I recently visited an 850-year-old Cistercian Catholic monastery in lower Austria, just outside the city of Zwettl. The site, located on a small river, was chosen for its remoteness as well as for the fertility of its fields and forests, which provided the monks with a livelihood. At the heart of the complex was a cloistered courtyard, which to my eyes presented an orderly Christian vision of the Garden of Eden.

The courtyard was surrounded by arcades with 365 small gothic pillars, one for each day of the year.  The courtyard itself was open to the sky, and visible through the pillars. It contained five hedge-lined circles of plants of different colors, and one young sturdy tree, which represented the Tree of Life.  The courtyard also contained a lavatorium (a communal washing area) with a stone water fountain, which appeared to me like a circular basin resembling a lotus flower.  Six of us visitors, all holding hands, could just reach around the fountain.  There was no free hand to take a photo.

Just as well. The beauty of the moment was inside us as well as in the quiet water and serene courtyard. (For images of the courtyard, see the photo gallery in the Wikipedia entry for Zwettl monastery.)

Monasteries are special places where lives can be lived with less distraction, and simple yet demanding rituals frame the daily and seasonal rounds.  Some Christian interpreters of our era, like Rod Dreher, see monasteries as examples of intentional communities that provide the best hope for stemming the amoral tides of capitalism and technology.   Modernity may be unstoppable, akin to the Biblical Flood, but perhaps intentional faith communities can function as arks that carry humanity across the dark seas of the present age.  The call, then, is to turn inward to create a modern, community-based monasticism in strategic retreat from the currents of modernity.

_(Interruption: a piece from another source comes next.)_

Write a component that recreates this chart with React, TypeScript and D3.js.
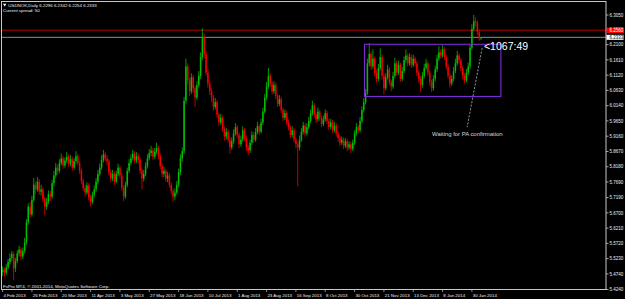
import React from "react";
import * as d3 from "d3";

const W = 625;
const H = 299;

// ---- data (USDNOK daily) ----
const firstOpen = 5.48;
const closes = [
  5.488,5.478,5.495,5.512,5.525,5.538,5.492,5.515,5.540,5.552,
  5.530,5.548,5.575,5.640,5.690,5.665,5.712,5.760,5.745,5.770,
  5.738,5.745,5.715,5.690,5.705,5.730,5.722,5.765,5.790,5.815,
  5.805,5.830,5.845,5.822,5.838,5.850,5.828,5.842,5.815,5.836,
  5.852,5.830,5.805,5.772,5.750,5.735,5.758,5.720,5.705,5.728,
  5.745,5.770,5.795,5.815,5.840,5.858,5.845,5.835,5.800,5.780,
  5.795,5.770,5.795,5.815,5.790,5.750,5.722,5.760,5.805,5.830,
  5.845,5.860,5.838,5.852,5.840,5.805,5.780,5.795,5.820,5.845,
  5.862,5.870,5.850,5.866,5.878,5.852,5.820,5.795,5.805,5.780,
  5.790,5.760,5.740,5.722,5.735,5.760,5.800,5.845,5.868,6.030,
  6.140,6.095,6.060,6.105,6.070,6.040,6.080,6.110,6.170,6.235,
  6.180,6.120,6.085,6.060,6.040,6.010,6.025,5.985,5.960,5.975,
  5.940,5.915,5.930,5.905,5.880,5.900,5.925,5.945,5.920,5.890,
  5.905,5.935,5.910,5.880,5.870,5.895,5.920,5.905,5.930,5.948,
  5.930,5.960,5.995,6.040,6.075,6.110,6.085,6.060,6.080,6.045,
  6.020,6.035,6.000,5.975,5.990,5.960,5.945,5.920,5.935,5.905,
  5.890,5.880,5.905,5.930,5.950,5.925,5.945,5.965,5.990,6.015,
  5.985,5.970,5.995,5.975,5.955,5.970,5.990,5.965,5.945,5.960,
  5.935,5.950,5.925,5.910,5.895,5.905,5.885,5.900,5.880,5.890,
  5.875,5.895,5.925,5.945,5.935,5.965,6.000,6.025,6.055,6.150,
  6.180,6.140,6.165,6.120,6.100,6.135,6.170,6.110,6.070,6.105,
  6.130,6.090,6.075,6.110,6.150,6.120,6.145,6.100,6.125,6.160,
  6.175,6.150,6.170,6.145,6.165,6.150,6.120,6.100,6.080,6.110,
  6.135,6.150,6.120,6.090,6.070,6.100,6.130,6.165,6.185,6.175,
  6.195,6.170,6.140,6.110,6.085,6.100,6.125,6.150,6.175,6.160,
  6.135,6.110,6.095,6.120,6.140,6.200,6.260,6.285,6.280,6.250,
  6.2296,6.2333,
];
const highs = [
  5.498,5.495,5.505,5.522,5.540,5.548,5.545,5.525,5.550,5.565,
  5.560,5.558,5.590,5.650,5.700,5.705,5.725,5.782,5.770,5.785,
  5.778,5.760,5.752,5.722,5.718,5.742,5.740,5.775,5.805,5.830,
  5.825,5.842,5.860,5.852,5.848,5.865,5.858,5.855,5.850,5.845,
  5.868,5.860,5.838,5.812,5.780,5.760,5.768,5.765,5.728,5.738,
  5.758,5.782,5.808,5.828,5.855,5.872,5.866,5.855,5.842,5.810,
  5.808,5.802,5.805,5.828,5.822,5.798,5.758,5.770,5.815,5.842,
  5.858,5.872,5.868,5.865,5.860,5.848,5.812,5.808,5.832,5.858,
  5.875,5.885,5.878,5.878,5.895,5.885,5.860,5.828,5.818,5.812,
  5.802,5.798,5.768,5.748,5.748,5.772,5.812,5.858,5.880,6.042,
  6.165,6.150,6.105,6.118,6.112,6.078,6.092,6.125,6.185,6.262,
  6.245,6.188,6.128,6.095,6.070,6.048,6.038,6.032,5.992,5.988,
  5.982,5.948,5.942,5.938,5.912,5.912,5.938,5.958,5.952,5.928,
  5.918,5.948,5.942,5.918,5.888,5.905,5.932,5.928,5.942,5.962,
  5.955,5.972,6.008,6.052,6.090,6.135,6.118,6.092,6.092,6.088,
  6.052,6.048,6.042,6.008,6.002,5.998,5.968,5.952,5.948,5.942,
  5.912,5.898,5.918,5.942,5.962,5.958,5.958,5.978,6.002,6.030,
  6.022,5.992,6.008,6.002,5.982,5.982,6.002,5.998,5.972,5.972,
  5.968,5.962,5.958,5.932,5.918,5.915,5.912,5.910,5.908,5.900,
  5.898,5.905,5.935,5.958,5.952,5.978,6.012,6.038,6.068,6.165,
  6.215,6.188,6.195,6.172,6.130,6.148,6.198,6.178,6.118,6.118,
  6.145,6.138,6.098,6.122,6.168,6.158,6.158,6.152,6.138,6.172,
  6.195,6.182,6.182,6.178,6.178,6.172,6.158,6.128,6.108,6.122,
  6.148,6.165,6.158,6.128,6.098,6.112,6.142,6.178,6.205,6.195,
  6.208,6.202,6.178,6.148,6.118,6.112,6.138,6.165,6.190,6.182,
  6.168,6.142,6.118,6.132,6.152,6.212,6.275,6.305,6.298,6.288,
  6.258,6.2342,
];
const lows = [
  5.468,5.465,5.470,5.488,5.505,5.515,5.455,5.480,5.508,5.530,
  5.518,5.522,5.540,5.568,5.632,5.655,5.658,5.705,5.730,5.738,
  5.728,5.725,5.705,5.662,5.680,5.698,5.708,5.715,5.755,5.782,
  5.792,5.798,5.822,5.812,5.815,5.830,5.818,5.820,5.805,5.808,
  5.828,5.822,5.795,5.762,5.740,5.722,5.728,5.710,5.690,5.698,
  5.720,5.738,5.762,5.788,5.808,5.832,5.835,5.822,5.790,5.768,
  5.772,5.760,5.765,5.788,5.780,5.740,5.708,5.715,5.752,5.798,
  5.822,5.838,5.828,5.830,5.828,5.795,5.745,5.770,5.788,5.812,
  5.838,5.852,5.840,5.842,5.858,5.842,5.810,5.785,5.785,5.770,
  5.768,5.750,5.728,5.705,5.712,5.728,5.752,5.792,5.835,5.860,
  6.020,6.082,6.045,6.052,6.055,6.010,6.032,6.072,6.100,6.160,
  6.165,6.110,6.072,6.048,6.025,5.998,6.002,5.975,5.948,5.952,
  5.930,5.902,5.905,5.895,5.860,5.872,5.892,5.918,5.910,5.878,
  5.882,5.898,5.900,5.868,5.855,5.862,5.888,5.895,5.898,5.922,
  5.920,5.925,5.952,5.988,6.032,6.068,6.075,6.050,6.052,6.035,
  6.010,6.012,5.990,5.965,5.968,5.950,5.935,5.910,5.912,5.895,
  5.878,5.755,5.870,5.898,5.922,5.915,5.918,5.938,5.958,5.982,
  5.975,5.958,5.962,5.965,5.945,5.948,5.962,5.955,5.935,5.938,
  5.925,5.928,5.915,5.898,5.885,5.888,5.875,5.878,5.868,5.872,
  5.862,5.868,5.888,5.918,5.925,5.928,5.958,5.992,6.018,6.048,
  6.140,6.128,6.132,6.108,6.088,6.092,6.128,6.098,6.050,6.062,
  6.098,6.080,6.060,6.068,6.102,6.110,6.112,6.090,6.092,6.118,
  6.152,6.140,6.142,6.135,6.138,6.140,6.110,6.088,6.058,6.072,
  6.102,6.128,6.110,6.078,6.058,6.062,6.092,6.122,6.158,6.165,
  6.168,6.160,6.130,6.100,6.072,6.078,6.092,6.118,6.142,6.148,
  6.125,6.098,6.085,6.088,6.112,6.132,6.192,6.252,6.268,6.240,
  6.222,6.2254,
];

const priceTicks = [
  "6.3050","6.2580","6.2100","6.1610","6.1120","6.0630","6.0140","5.9650","5.9160","5.8670",
  "5.8180","5.7690","5.7190","5.6700","5.6210","5.5720","5.5230","5.4740","5.4240",
];
const dateLabels = [
  "4 Feb 2013","26 Feb 2013","20 Mar 2013","11 Apr 2013","3 May 2013","27 May 2013",
  "18 Jun 2013","10 Jul 2013","1 Aug 2013","23 Aug 2013","16 Sep 2013","8 Oct 2013",
  "30 Oct 2013","21 Nov 2013","13 Dec 2013","8 Jan 2014","30 Jan 2014",
];
const dateBarIndex = [0,16,32,48,64,80,96,112,128,144,160,176,192,208,224,240,256];

const headerText = "USDNOK,Daily  6.2296 6.2342 6.2254 6.2333";
const spreadText = "Current spread: 50";
const copyrightText = "FxPro MT4, © 2001-2014, MetaQuotes Software Corp.";
const bidPrice = 6.2333;
const bidLabel = "6.2333";
const redLinePrice = 6.256;
const redLabel = "6.2560";
// rectangle object (bar index / price)
const boxBars = [197.4, 271.8];
const boxPrices = [6.211, 6.0436];
// trend line object
const arrowBars = [261.6, 253.4];
const arrowPrices = [6.199, 5.945];
const timerText = "<1067:49";
const timerBar = 262.6;
const timerPrice = 6.193;
const noteText = "Waiting for PA confirmation";
const noteBar = 234.3;
const notePrice = 5.917;

const FONT = "'Liberation Sans', Arial, sans-serif";

export default function App() {
  const x = d3.scaleLinear().domain([0, 256]).range([2.6, 471.9]);
  const y = d3.scaleLinear().domain([5.424, 6.305]).range([289.5, 15]);

  const bars = closes.map((c, i) => {
    const o = i === 0 ? firstOpen : closes[i - 1];
    const h = Math.max(highs[i], o, c);
    const l = Math.min(lows[i], o, c);
    return { i, o, h, l, c, up: c >= o };
  });

  const green = "#00be00";
  const red = "#f00000";
  const axisColor = "#c8c8c8";
  const textColor = "#eeeeee";

  return (
    <div style={{ position: "absolute", left: 0, top: 0 }}>
      <svg width={W} height={H} style={{ display: "block", background: "#000" }}>
        <rect x={0} y={0} width={W} height={H} fill="#000" />

        {/* horizontal lines */}
        <line x1={2} x2={606} y1={y(redLinePrice)} y2={y(redLinePrice)} stroke="#7a0000" strokeWidth={1.6} />
        <line x1={2} x2={606} y1={y(bidPrice)} y2={y(bidPrice)} stroke="#8a8c98" strokeWidth={1} />

        {/* candles */}
        {bars.map((b) => {
          const cx = x(b.i);
          const col = b.up ? green : red;
          const yTop = y(Math.max(b.o, b.c));
          const yBot = y(Math.min(b.o, b.c));
          return (
            <g key={b.i}>
              <line x1={cx} x2={cx} y1={y(b.h)} y2={y(b.l)} stroke={col} strokeWidth={0.8} />
              <rect x={cx - 0.75} y={yTop} width={1.5} height={Math.max(0.7, yBot - yTop)} fill={col} />
            </g>
          );
        })}

        {/* rectangle */}
        <rect
          x={x(boxBars[0])}
          y={y(boxPrices[0])}
          width={x(boxBars[1]) - x(boxBars[0])}
          height={y(boxPrices[1]) - y(boxPrices[0])}
          fill="none"
          stroke="#7b2bd6"
          strokeWidth={1.1}
        />

        {/* trend line */}
        <line
          x1={x(arrowBars[0])}
          y1={y(arrowPrices[0])}
          x2={x(arrowBars[1])}
          y2={y(arrowPrices[1])}
          stroke="#b0b0b0"
          strokeWidth={0.8}
          strokeDasharray="2.2,1.4"
        />
        <text x={x(timerBar)} y={y(timerPrice)} fill="#ffffff" fontFamily={FONT} fontSize={10.5}>
          {timerText}
        </text>
        <text x={x(noteBar)} y={y(notePrice)} fill="#d8d8d8" fontFamily={FONT} fontSize={5.9}>
          {noteText}
        </text>

        {/* frame */}
        <rect x={1.5} y={1.5} width={604.5} height={288} fill="none" stroke={axisColor} strokeWidth={1} />

        {/* price axis */}
        {priceTicks.map((t) => {
          const yy = y(+t);
          return (
            <g key={t}>
              <line x1={606} x2={608.5} y1={yy} y2={yy} stroke={axisColor} strokeWidth={0.8} />
              <text x={609.5} y={yy + 1.7} fill={textColor} fontFamily={FONT} fontSize={4.5}>
                {t}
              </text>
            </g>
          );
        })}
        {/* price labels */}
        <rect x={606.5} y={y(redLinePrice) - 2.7} width={17.5} height={5.4} fill="#ff0000" />
        <text x={609.5} y={y(redLinePrice) + 1.7} fill="#ffffff" fontFamily={FONT} fontSize={4.5}>
          {redLabel}
        </text>
        <rect x={606.5} y={y(bidPrice) - 2.5} width={17} height={5} fill="#ffffff" />
        <text x={609.5} y={y(bidPrice) + 1.7} fill="#000000" fontFamily={FONT} fontSize={4.5}>
          {bidLabel}
        </text>

        {/* date axis */}
        {dateLabels.map((d, k) => {
          const xx = x(dateBarIndex[k]);
          return (
            <g key={d}>
              <line x1={xx} x2={xx} y1={289.5} y2={292} stroke={axisColor} strokeWidth={0.7} />
              <text x={xx + 0.8} y={296.5} fill={textColor} fontFamily={FONT} fontSize={4.4}>
                {d}
              </text>
            </g>
          );
        })}

        {/* header */}
        <polygon points="3,3.8 6.4,3.8 4.7,6.6" fill="#ffffff" />
        <text x={8.3} y={6.6} fill={textColor} fontFamily={FONT} fontSize={4.4}>
          {headerText}
        </text>
        <text x={3} y={12.3} fill={textColor} fontFamily={FONT} fontSize={4.4}>
          {spreadText}
        </text>
        <text x={3} y={287.6} fill={textColor} fontFamily={FONT} fontSize={4.4}>
          {copyrightText}
        </text>
      </svg>
    </div>
  );
}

All faith communities, to a degree, are in tension with modernity and popular culture. While not monastic orders, they are local, engaged in serious conversations on real subjects, and committed to promoting spiritual practice among their members. Lake Superior Zendo in Marquette carries on a long tradition of Zen Buddhist practice that centers on quiet sitting, believing that such sitting slows practitioners down and opens our deepest selves. Members are wary about conventional pursuits of success and fame. Along with others, they are earth keepers and water stewards, paying attention to the interconnectedness of all forms of life and matter.

Consider thus far these contrasting water images: a quiet fountain in a holy place, and a raging flood of modernity that carries all before it, except what can be salvaged and modeled in intentional communities.  But the analogy to water as quiet pool and raging flood is incomplete, for water is transformative.  It can freeze into a solid, and dissipate into vapors.  Some of our most common and memorable experiences in the U.P. are connected to these other forms of water: snow drifts sculpting the landscape, huge icicles dripping from caves and cliffs, steam rising from hot sauna stones, or morning mists hovering over Lake Superior.  Some of the most beautiful images of water that my photographer wife Christine has captured are evanescent frost landscapes on our bedroom window. This beauty is also a gift of water.

In the Chinese Taoist tradition, which underlies and is fused with Chinese Ch’an (Zen) Buddhism, this transformative power of water becomes integral to representing reality itself, the interplay of mind and landscape. In a recent book-length study, David Hinton, a scholar of Chinese language, philosophy and art, uses one Chinese painting, a landscape by Shih Tao, to make his point. (His book is entitled: Existence: A Story). The image portrays two small human figures on a mountain summit contemplating a range of receding snowcapped mountains and dispersing clouds.  Spaces are left white on the scroll, suggesting the generation of forms out of emptiness. Mists and clouds blur boundaries and edges.  Nothing stays the same for very long, says the painting, not even mountains.  Beginnings and endings are mere words without meaning. Everything is impermanent, in flux, changing.  In Taoist-inspired paintings the transformative power of water in its various states is a powerful assist to understanding this vast cosmic drama.  It is a gift almost beyond reckoning.